Bacaan I: 1Yoh. 4: 19-5: 4
Injil: Luk. 4: 14-22a.
SORE itu saya mengunjungi keluarga aktivis paroki. Saya sebut sebagai keluarga aktivis karena memang sekeluarga aktif semua di kegiatan paroki. Suami-istri selalu terlibat dalam berbagai kegiatan paroki.
Bahkan dalam setiap kepanitiaan suami-istri ini selalu terlibat. Sedangkan kedua putra-putri mereka aktif dalam kegiatan misdinar maupun orang muda katolik.
Bahkan putra yang pertama bukan hanya aktif dalam kegiatan paroki tetapi lebih dari itu aktif dalam kegiatan keuskupan.

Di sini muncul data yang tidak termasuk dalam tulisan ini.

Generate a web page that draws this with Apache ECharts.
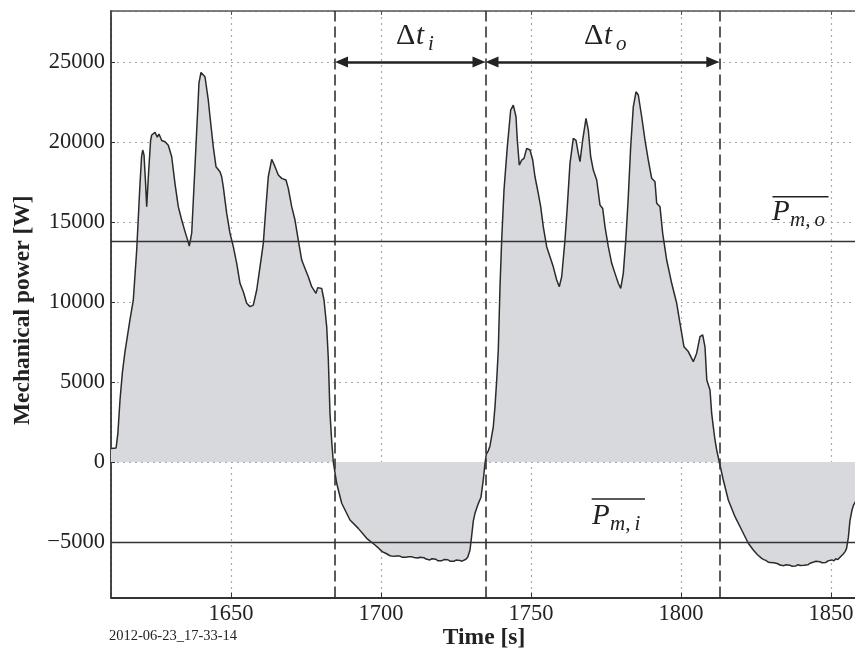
<!DOCTYPE html>
<html><head><meta charset="utf-8">
<script src="https://cdn.jsdelivr.net/npm/echarts@6/dist/echarts.min.js"></script>
<style>html,body{margin:0;padding:0;background:#fff}#c{width:855px;height:650px}</style>
</head><body><div id="c"></div>
<script>
// ---- data ----
const times = [
 1610,1611.7,1612.3,1613,1613.8,1614.67,1615.5,1616.33,1617.43,1618.57,1619.67,1620.2,1620.57,1621,1621.5,1621.9,
 1622.5,1623.2,1623.57,1624.2,1624.67,1625.43,1626.0,1626.33,1626.9,1628,1629.1,1630.23,1631.33,1632.43,1633.57,
 1634.67,1635.5,1636.1,1636.9,1638,1638.9,1639.33,1640.0,1640.43,1641.33,1642.43,1643,1644.1,1645,1646.33,1646.9,
 1647.43,1648.57,1649.67,1650.77,1651.9,1653,1654.1,1655.23,1656.33,1657.43,1658.57,1659.67,1660.77,1661.57,1662.43,
 1663.57,1664.67,1665.77,1666.9,1668.33,1669.1,1670.23,1671.33,1672.43,1673.57,1674.67,1675.77,1676.9,1678.33,
 1678.9,1679.43,1680.23,1681,1681.9,1682.43,1683,1683.6,1684.1,1685.23,1686.9,1689.67,1692.43,1695.23,
 1698,1699,1699.7,1700.4,1701,1701.7,1702.3,1703,1703.6,1704.3,1705,1705.6,1706.3,1707,1707.6,1708.3,1709,1709.6,
 1710.3,1711,1711.6,1712.3,1713,1713.6,1714.3,1715,1715.6,1716.3,1717,1717.6,1718.3,1719,1719.6,1720.3,1721,1721.6,
 1722.3,1723,1723.6,1724.3,1725,1725.6,1726.3,1727,1727.6,1728.3,1728.9,
 1729.67,1730.23,1730.77,1731.33,1732.43,1733.33,1734.1,1734.67,1735.1,1735.77,1736.33,1737.43,1738,1738.57,1739.1,
 1739.67,1740.23,1741,1742.1,1743.23,1744.1,1745,1745.43,1746.1,1746.9,1747.67,1748.57,1749.67,1750.57,1751.33,
 1752.43,1753.23,1754.1,1755.23,1756.33,1757.43,1758.57,1759.43,1760.23,1761.33,1762.1,1763,1764.1,1765,1765.77,
 1766.33,1767.23,1768.33,1769.1,1769.9,1770.77,1771.9,1773,1773.9,1774.67,1775.77,1776.9,1778,1779.1,1779.9,
 1780.77,1781.67,1782.43,1783.23,1784.1,1785,1785.77,1786.9,1788,1789.1,1790.23,1791.33,1791.9,1793,1793.9,
 1795.23,1796.9,1798.57,1799.67,1801,1802.43,1804.1,1805.23,1806.33,1807.23,1808,1808.6,1809.67,1810.23,1810.77,
 1811.33,1811.9,1812.77,1814.1,1815.77,1818,1820.23,1822.43,1824.1,1825.5,
 1826.9,1827.6,1828.3,1829,1829.7,1830.3,1831,1831.6,1832.3,1833,1833.6,1834.3,1835,1835.6,1836.3,1837,1837.6,
 1838.3,1839,1839.7,1840.3,1841,1841.6,1842.3,1843,1843.6,1844.3,1845,1845.6,1846.3,1847,1847.6,1848.3,1849,
 1849.6,1850.3,1851,1851.6,1852.3,1853,1853.6,1854.1,1854.7,1855.2,1855.8,1856.3,1857,1857.5,1858.67
];
const power = [
 850,880,1800,3875,5600,6900,7900,8900,10125,13250,17400,19100,19500,19200,17500,15960,
 18000,20100,20440,20350,20600,20300,20500,20580,20100,20020,19800,19080,17400,15960,15125,
 14400,13900,13500,14300,18500,22000,23700,24350,24460,24080,22625,21580,19700,18460,18140,17830,
 17200,15540,14290,13460,12420,11170,10640,9920,9710,9810,10750,12200,13670,15750,17830,
 18920,18460,17940,17730,17625,17100,15960,15125,13875,12625,12100,11580,10960,10540,
 10900,10960,10850,10125,8460,6500,3040,1200,0,-1330,-2580,-3625,-4150,-4770,
 -5190,-5350,-5480,-5600,-5700,-5720,-5820,-5860,-5800,-5900,-5870,-5930,-5880,-5950,-5900,-5960,-5920,-5990,
 -5930,-5970,-5910,-6000,-5950,-6050,-5980,-6070,-6000,-6120,-6050,-6150,-6080,-6180,-6090,-6170,-6100,-6190,
 -6110,-6200,-6120,-6210,-6130,-6220,-6150,-6200,-6120,-6080,-5950,
 -5500,-4600,-3700,-3200,-2600,-2200,-1100,-100,500,700,1000,2200,3460,5125,7000,
 10960,13875,17000,19700,22000,22310,21580,20125,18560,18875,18980,19600,19500,18875,17830,
 16790,15960,14700,13460,12830,12200,11375,10960,11580,13875,15960,18670,20230,20100,19290,
 18770,20125,21480,20750,19080,18250,17625,16060,15850,14700,13460,12420,11790,11170,10850,
 11790,14080,16580,19700,22200,23140,22940,21580,20125,18875,17730,17520,16170,15960,14290,
 12625,11170,9920,8670,7200,6900,6270,6800,7830,7940,7200,5125,4500,3040,2200,
 1375,750,0,-1125,-2375,-3420,-4250,-5080,-5500,-5800,
 -6020,-6100,-6150,-6250,-6290,-6330,-6300,-6400,-6360,-6440,-6400,-6480,-6420,-6510,-6450,-6520,-6440,
 -6500,-6420,-6470,-6400,-6460,-6380,-6430,-6330,-6380,-6250,-6200,-6290,-6230,-6300,-6220,-6280,-6180,
 -6240,-6120,-6180,-6050,-6100,-5950,-5900,-5750,-5600,-5400,-4700,-3700,-3000,-2700,-2300
];
const dashedTimes = [1684.67, 1734.83, 1812.77];   // interval boundaries
const meanPower = [13770, -5000];                  // mean power levels
const arrowPower = 25000;                          // level of the Δt arrows
const xRange = [1610, 1858.67];
const yRange = [-8470, 28190];

const data = times.map((t, i) => [t, power[i]]);
const inset = 6.5 / 3; // half arrow head length (px) expressed in seconds

const serif = '"Liberation Serif", "Times New Roman", serif';
const chart = echarts.init(document.getElementById('c'), null, {renderer: 'canvas'});

const dotted = {color: '#a8a8a8', width: 1.2, type: [2, 4]};

function mathText(x, y, str, size, italic) {
  return {type: 'text', x: x, y: y, silent: true,
    style: {text: str, fontSize: size, fontFamily: serif, fontStyle: italic ? 'italic' : 'normal',
      fill: '#222', verticalAlign: 'middle', align: 'left'}};
}
// baseline -> middle position
function mid(baseline, size) { return baseline - 0.32 * size; }

const graphics = [
  // Δt_i
  mathText(396, mid(45.5, 30), 'Δ', 30, false),
  mathText(416, mid(45.5, 29), 't', 29, true),
  mathText(428, mid(51.5, 21), 'i', 21, true),
  // Δt_o
  mathText(584, mid(45.5, 30), 'Δ', 30, false),
  mathText(604, mid(45.5, 29), 't', 29, true),
  mathText(616, mid(51.5, 21), 'o', 21, true),
  // P_m,o with overline
  mathText(772, mid(222, 29), 'P', 29, true),
  mathText(790, mid(227, 21), 'm,\u2009o', 21, true),
  {type: 'line', silent: true, shape: {x1: 772.5, y1: 196.7, x2: 828.5, y2: 196.7}, style: {stroke: '#222', lineWidth: 1.4}},
  // P_m,i with overline
  mathText(592, mid(526, 29), 'P', 29, true),
  mathText(610, mid(531, 21), 'm,\u2009i', 21, true),
  {type: 'line', silent: true, shape: {x1: 591.7, y1: 499, x2: 645, y2: 499}, style: {stroke: '#222', lineWidth: 1.4}},
  // E_m,o
  mathText(573, mid(345, 29), 'E', 29, true),
  mathText(593, mid(350, 21), 'm,\u2009o', 21, true),
  // E_m,i
  mathText(395, mid(513, 29), 'E', 29, true),
  mathText(413, mid(518, 21), 'm,\u2009i', 21, true),
  // run id
  {type: 'text', x: 109, y: 636, silent: true,
   style: {text: '2012-06-23_17-33-14', fontSize: 14.5, fontFamily: serif, fill: '#222', verticalAlign: 'middle'}}
];

chart.setOption({
  animation: false,
  backgroundColor: '#fff',
  grid: {left: 111, right: -2, top: 11, bottom: 52.5, containLabel: false, outerBoundsMode: 'none'},
  xAxis: [{
    type: 'value', min: xRange[0], max: xRange[1], splitNumber: 5,
    name: 'Time [s]', nameLocation: 'middle', nameGap: 28, nameMoveOverlap: false,
    nameTextStyle: {fontSize: 23.5, fontWeight: 'bold', fontFamily: serif, color: '#222'},
    axisLine: {show: true, onZero: false, lineStyle: {color: '#333', width: 1.8}},
    axisTick: {show: true, inside: true, length: 5, lineStyle: {color: '#333', width: 1}},
    axisLabel: {fontSize: 22.5, fontFamily: serif, color: '#222', margin: 5, showMinLabel: false, showMaxLabel: false,
      formatter: v => String(v)},
    splitLine: {show: true, lineStyle: dotted}
  }, {
    type: 'value', position: 'top', min: xRange[0], max: xRange[1], splitNumber: 5,
    axisLine: {show: true, onZero: false, lineStyle: {color: '#555', width: 1.6}},
    axisTick: {show: true, inside: true, length: 4, lineStyle: {color: '#555', width: 1}},
    axisLabel: {show: false}, splitLine: {show: false}
  }],
  yAxis: {
    type: 'value', min: yRange[0], max: yRange[1], splitNumber: 7,
    name: 'Mechanical power [W]', nameLocation: 'middle', nameGap: 76, nameMoveOverlap: false,
    nameTextStyle: {fontSize: 23.5, fontWeight: 'bold', fontFamily: serif, color: '#222', padding: [0, 12, 0, 0]},
    axisLine: {show: true, onZero: false, lineStyle: {color: '#333', width: 1.8}},
    axisTick: {show: true, inside: true, length: 4, lineStyle: {color: '#333', width: 1}},
    axisLabel: {fontSize: 22.5, fontFamily: serif, color: '#222', margin: 6, showMinLabel: false, showMaxLabel: false,
      formatter: v => String(v).replace('-', '\u2212')},
    splitLine: {show: true, lineStyle: dotted}
  },
  series: [{
    type: 'line', data: data, symbol: 'none', silent: true,
    lineStyle: {color: '#2b2b2b', width: 1.5},
    areaStyle: {color: '#d8d9dc', opacity: 1, origin: 0},
    markLine: {
      silent: true, symbol: 'none', animation: false,
      label: {show: false},
      data: [
        ...dashedTimes.map(t => ({xAxis: t, lineStyle: {color: '#333', width: 1.6, type: [11, 5]}})),
        ...meanPower.map(p => ({yAxis: p, lineStyle: {color: '#333', width: 1.3, type: 'solid'}}))
      ]
    }
  }, {
    type: 'line', data: [], symbol: 'none', silent: true,
    markLine: {
      silent: true, animation: false, symbol: ['triangle', 'triangle'], symbolSize: [11, 13],
      label: {show: false},
      lineStyle: {color: '#222', width: 2.6, type: 'solid'},
      data: [
        [{coord: [dashedTimes[0] + inset, arrowPower]}, {coord: [dashedTimes[1] - inset, arrowPower]}],
        [{coord: [dashedTimes[1] + inset, arrowPower]}, {coord: [dashedTimes[2] - inset, arrowPower]}]
      ]
    }
  }],
  graphic: graphics
});
</script>
</body></html>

Karena saya agak bingung menemukan rumah keluarga itu, maka saya berhenti di sebuah warung untuk bertanya. Hal yang mengejutkan adalah beberapa orang yang berada di warung kenal dengan keluarga itu; hanya mereka menyebut “si songong” (orang yang sombong).
Salah satu orang di situ bertanya: “Bapak temannya ‘si songong’ ?”
“Iya pak, bapak itu teman saya,” jawab saya.
“Bilangin sama temannya jadi orang jangan sombong. Setiap diajak kegiatan warga selalu alasan ke gereja. Tetangga meninggal boro-boro nyumbang, ngelongok juga tidak,” kata bapak itu dengan sinis.
“Baik pak, terima kasih,” jawab saya.
Di rumah keluarga aktivis itu, saya diterima oleh semua anggota keluarga. Bapak dan ibu itu bergantian menceritakan kegiatan mereka dan putra-putri mereka dengan bangga.
Bapak menjelaskan bahwa setiap malam selalu ada doa bersama, dan untuk ke gereja, mereka mengusahakan selalu bersama.
“Kami bersyukur romo atas keluarga kecil kami,” bapak itu menutup ceritanya.
Setelah misa hari minggu, saya bertemu dengan ketua lingkungan tempat keluarga aktivis itu tinggal. “Romo, romo kemarin berkunjung ke keluarga bapak itu?” tanya ketua lingkungan.
“Iya benar, saya jadi berkunjung,” jawab saya.
“Romo, lain kali kalau kunjungan lagi tolong diberitahu agar keluarga itu terlibat di lingkungan. Mereka itu tidak pernah ikut di lingkungan alasannya sudah sibuk di paroki. Iuran lingkungan yang tidak seberapa saja tidak pernah bayar. Mereka itu sombong lho Romo, mereka tidak mau menyapa kita. Mereka itu ramah dengan kita, kalau di gereja. Kalau di luar gereja seperti orang yang tidak kenal,” kata ketua lingkungan.
Saya agak terkejut mendengar cerita ketua lingkungan itu, yang seolah mengkonfirmasi apa yang dikatakan bapak-bapak yang di warung.
Saya bertanya dalam hati: “Mengapa orang yang aktif bahkan amat aktif di gereja, dan di gereja selalu ramah dengan semua orang, tetapi orang-orang di sekitarnya justru mendapatkan kesan yang lain. Mengapa keluarga katolik yang saleh justru tidak bisa berbaur dengan lingkungan sekitar?”
Kiranya ini yang disebut dengan kesalehan ritual. Orang terjebak dengan ritual keagamaan.
Orang yang menjadikan agama dengan segala liturginya sebagai tujuan, mereka lupa atau tidak tahu bahwa agama dengan segala liturginya adalah sarana agar orang semakin mencintai Tuhan Allah dan sesamanya.
Sebagaimana sabda Tuhan hari ini sejauh diwartakan dalam Surat Yohanes: “Jikalau seorang berkata: “Aku mengasihi Allah,” tetapi ia membenci saudaranya, ia adalah seorang pendusta, karena barang siapa tidak mengasihi saudaranya yang ia lihat, tidak mungkin ia mengasihi Allah yang tidak ia lihat.”
Bagaimana dengan aku?
Jangan-jangan aku bagian dari mereka yang terjebak pada kesalehan ritual.